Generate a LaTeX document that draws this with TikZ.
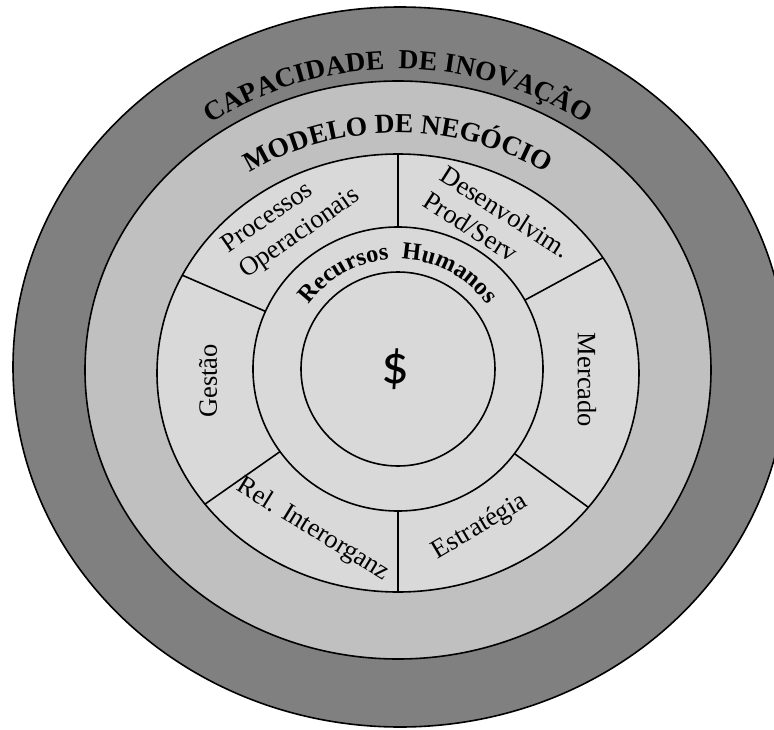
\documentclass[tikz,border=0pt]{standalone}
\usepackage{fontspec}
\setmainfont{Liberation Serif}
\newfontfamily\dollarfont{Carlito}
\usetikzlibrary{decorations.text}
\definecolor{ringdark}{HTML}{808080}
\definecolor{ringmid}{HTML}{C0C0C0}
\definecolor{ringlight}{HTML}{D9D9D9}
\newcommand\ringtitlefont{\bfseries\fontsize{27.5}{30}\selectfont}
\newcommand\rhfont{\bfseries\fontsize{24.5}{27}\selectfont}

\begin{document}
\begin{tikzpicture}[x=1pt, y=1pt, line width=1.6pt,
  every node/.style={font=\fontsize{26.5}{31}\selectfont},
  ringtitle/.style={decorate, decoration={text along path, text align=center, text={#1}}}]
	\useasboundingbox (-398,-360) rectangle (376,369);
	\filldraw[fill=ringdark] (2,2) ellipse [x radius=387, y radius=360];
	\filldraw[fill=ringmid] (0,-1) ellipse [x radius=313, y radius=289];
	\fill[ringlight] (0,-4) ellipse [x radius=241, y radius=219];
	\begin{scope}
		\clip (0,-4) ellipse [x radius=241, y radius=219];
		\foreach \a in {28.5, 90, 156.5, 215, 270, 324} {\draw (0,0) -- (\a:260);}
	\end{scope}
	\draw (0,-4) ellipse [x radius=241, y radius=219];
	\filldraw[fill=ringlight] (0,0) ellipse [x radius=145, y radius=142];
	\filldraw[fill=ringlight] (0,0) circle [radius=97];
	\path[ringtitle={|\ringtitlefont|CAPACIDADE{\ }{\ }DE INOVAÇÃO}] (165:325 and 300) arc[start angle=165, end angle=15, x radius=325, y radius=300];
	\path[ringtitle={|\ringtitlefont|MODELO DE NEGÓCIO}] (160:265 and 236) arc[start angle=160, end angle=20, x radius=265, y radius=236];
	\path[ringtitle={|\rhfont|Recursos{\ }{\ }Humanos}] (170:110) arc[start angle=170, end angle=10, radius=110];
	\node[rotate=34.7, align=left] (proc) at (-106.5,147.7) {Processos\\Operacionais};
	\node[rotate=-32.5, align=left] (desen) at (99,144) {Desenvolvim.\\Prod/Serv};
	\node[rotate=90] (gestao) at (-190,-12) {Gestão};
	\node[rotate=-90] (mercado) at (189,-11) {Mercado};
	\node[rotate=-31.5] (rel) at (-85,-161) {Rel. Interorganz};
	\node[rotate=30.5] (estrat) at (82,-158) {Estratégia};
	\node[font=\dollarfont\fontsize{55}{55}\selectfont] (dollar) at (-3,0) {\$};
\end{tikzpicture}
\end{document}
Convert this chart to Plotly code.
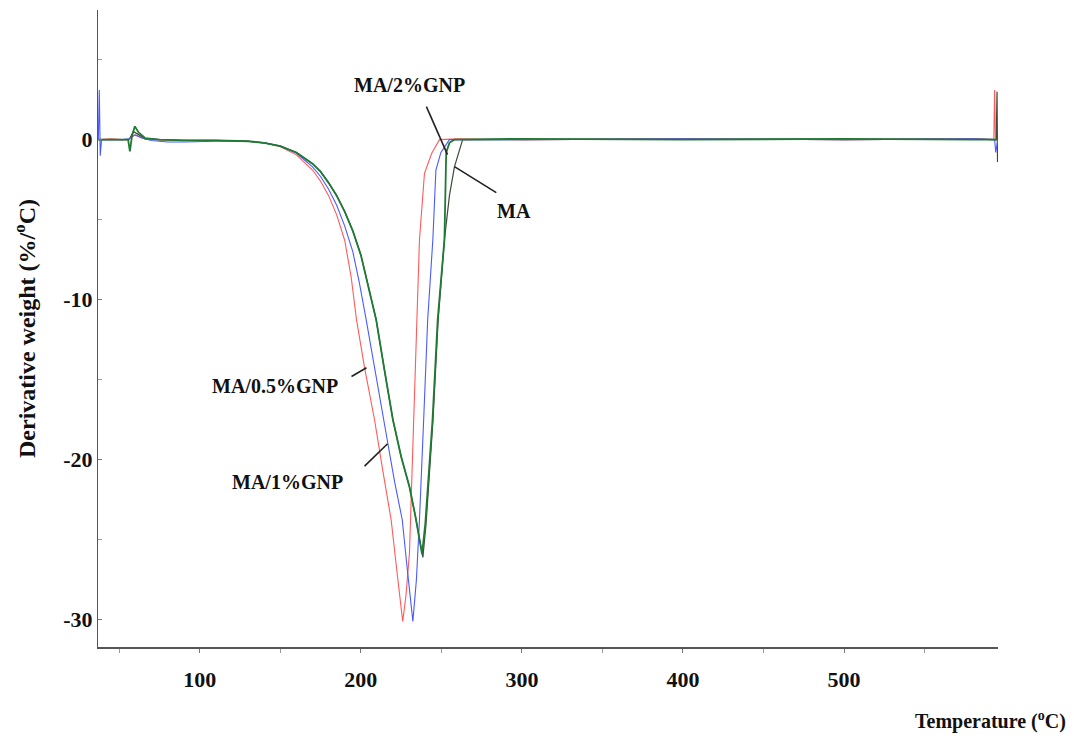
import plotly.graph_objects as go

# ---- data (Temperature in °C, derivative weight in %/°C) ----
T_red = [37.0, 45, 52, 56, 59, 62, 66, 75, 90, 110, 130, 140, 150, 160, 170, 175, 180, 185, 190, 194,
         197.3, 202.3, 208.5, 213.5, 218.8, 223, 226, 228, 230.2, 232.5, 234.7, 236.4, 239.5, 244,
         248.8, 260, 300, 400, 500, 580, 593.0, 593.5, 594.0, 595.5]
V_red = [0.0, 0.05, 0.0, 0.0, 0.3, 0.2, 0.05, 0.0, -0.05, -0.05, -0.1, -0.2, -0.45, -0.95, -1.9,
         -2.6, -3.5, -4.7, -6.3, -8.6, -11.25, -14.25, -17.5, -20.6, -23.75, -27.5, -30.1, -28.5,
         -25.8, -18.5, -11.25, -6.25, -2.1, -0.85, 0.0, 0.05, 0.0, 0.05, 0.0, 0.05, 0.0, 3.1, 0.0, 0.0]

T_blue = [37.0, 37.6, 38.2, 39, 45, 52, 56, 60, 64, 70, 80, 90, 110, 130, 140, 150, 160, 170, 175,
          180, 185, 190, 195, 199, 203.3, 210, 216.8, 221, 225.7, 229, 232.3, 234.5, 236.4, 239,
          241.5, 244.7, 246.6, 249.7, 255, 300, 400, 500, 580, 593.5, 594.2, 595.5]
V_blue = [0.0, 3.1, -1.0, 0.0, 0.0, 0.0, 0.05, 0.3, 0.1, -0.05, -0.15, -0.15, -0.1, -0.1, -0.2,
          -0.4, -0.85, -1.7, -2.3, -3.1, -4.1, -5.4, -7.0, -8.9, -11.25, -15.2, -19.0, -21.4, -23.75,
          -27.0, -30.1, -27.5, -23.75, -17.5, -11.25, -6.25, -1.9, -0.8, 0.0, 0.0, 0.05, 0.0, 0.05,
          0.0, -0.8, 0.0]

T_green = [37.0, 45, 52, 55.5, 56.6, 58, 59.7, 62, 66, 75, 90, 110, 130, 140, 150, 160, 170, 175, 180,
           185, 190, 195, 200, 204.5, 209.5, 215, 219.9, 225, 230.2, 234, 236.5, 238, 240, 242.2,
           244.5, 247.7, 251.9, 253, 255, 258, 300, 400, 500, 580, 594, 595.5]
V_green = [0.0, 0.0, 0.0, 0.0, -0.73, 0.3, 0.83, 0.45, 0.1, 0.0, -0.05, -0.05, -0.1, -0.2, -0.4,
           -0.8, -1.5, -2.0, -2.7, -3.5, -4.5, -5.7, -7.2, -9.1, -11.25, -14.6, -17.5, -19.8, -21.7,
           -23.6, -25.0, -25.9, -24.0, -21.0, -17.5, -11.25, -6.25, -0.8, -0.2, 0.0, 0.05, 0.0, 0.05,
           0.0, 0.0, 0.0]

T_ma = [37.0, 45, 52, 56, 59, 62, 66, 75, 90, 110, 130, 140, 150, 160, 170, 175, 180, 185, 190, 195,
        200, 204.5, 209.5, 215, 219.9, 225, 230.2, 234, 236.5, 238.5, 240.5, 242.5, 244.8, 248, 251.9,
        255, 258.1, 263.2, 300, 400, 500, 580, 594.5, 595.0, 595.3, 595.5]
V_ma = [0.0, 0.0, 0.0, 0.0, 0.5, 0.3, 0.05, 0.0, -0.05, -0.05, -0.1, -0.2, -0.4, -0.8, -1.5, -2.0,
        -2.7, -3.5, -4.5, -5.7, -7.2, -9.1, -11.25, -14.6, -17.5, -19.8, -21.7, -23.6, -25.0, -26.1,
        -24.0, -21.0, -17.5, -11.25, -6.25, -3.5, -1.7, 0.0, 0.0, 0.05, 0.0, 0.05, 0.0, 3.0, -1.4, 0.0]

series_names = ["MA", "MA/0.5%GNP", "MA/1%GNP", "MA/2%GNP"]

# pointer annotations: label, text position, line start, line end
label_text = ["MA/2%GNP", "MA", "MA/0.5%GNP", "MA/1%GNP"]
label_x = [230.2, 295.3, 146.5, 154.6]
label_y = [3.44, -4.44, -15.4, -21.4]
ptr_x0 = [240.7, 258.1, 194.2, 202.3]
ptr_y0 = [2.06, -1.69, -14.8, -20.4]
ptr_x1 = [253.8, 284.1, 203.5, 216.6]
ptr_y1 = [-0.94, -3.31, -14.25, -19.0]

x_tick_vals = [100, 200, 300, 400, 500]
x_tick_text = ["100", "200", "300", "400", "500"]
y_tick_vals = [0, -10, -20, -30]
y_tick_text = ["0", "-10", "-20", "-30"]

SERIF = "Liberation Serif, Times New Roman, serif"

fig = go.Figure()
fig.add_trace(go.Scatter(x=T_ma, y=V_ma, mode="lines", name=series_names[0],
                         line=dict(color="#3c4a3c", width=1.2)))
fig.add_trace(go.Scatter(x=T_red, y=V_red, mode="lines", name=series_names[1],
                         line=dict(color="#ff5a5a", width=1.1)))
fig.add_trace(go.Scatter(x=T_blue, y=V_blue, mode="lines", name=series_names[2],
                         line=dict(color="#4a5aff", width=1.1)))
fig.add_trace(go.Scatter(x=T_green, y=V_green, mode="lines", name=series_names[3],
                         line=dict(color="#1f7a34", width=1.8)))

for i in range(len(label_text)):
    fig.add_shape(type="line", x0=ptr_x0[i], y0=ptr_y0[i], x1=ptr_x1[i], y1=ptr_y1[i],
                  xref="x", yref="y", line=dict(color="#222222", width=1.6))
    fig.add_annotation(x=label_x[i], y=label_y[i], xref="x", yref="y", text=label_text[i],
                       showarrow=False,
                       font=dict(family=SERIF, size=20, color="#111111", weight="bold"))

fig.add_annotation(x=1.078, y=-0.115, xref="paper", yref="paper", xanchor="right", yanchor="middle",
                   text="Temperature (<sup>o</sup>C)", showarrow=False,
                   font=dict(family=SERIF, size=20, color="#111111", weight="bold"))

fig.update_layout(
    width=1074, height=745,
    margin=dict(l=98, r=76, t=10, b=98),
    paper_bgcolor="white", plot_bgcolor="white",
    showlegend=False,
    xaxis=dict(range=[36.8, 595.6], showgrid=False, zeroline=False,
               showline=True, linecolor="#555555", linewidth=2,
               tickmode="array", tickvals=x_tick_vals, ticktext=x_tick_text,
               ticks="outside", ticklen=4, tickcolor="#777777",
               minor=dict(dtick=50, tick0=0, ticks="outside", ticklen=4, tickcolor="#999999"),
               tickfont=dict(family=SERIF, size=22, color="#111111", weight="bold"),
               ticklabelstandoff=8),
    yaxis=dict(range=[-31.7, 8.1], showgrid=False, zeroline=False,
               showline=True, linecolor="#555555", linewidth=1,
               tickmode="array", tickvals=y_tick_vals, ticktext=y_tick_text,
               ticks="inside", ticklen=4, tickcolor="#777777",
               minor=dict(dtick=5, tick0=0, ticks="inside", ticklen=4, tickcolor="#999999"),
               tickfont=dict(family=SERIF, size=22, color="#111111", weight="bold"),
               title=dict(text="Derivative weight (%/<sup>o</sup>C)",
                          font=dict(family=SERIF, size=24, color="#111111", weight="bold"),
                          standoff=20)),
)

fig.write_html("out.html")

> Work to do
Write out the lines beginning with the one that contains "Convert this chart to Plotly code." and ending with the one that contains "import plotly.graph_objects as go", exactly as given. Leave pictures out.

> Answer in full
Convert this chart to Plotly code.
import plotly.graph_objects as go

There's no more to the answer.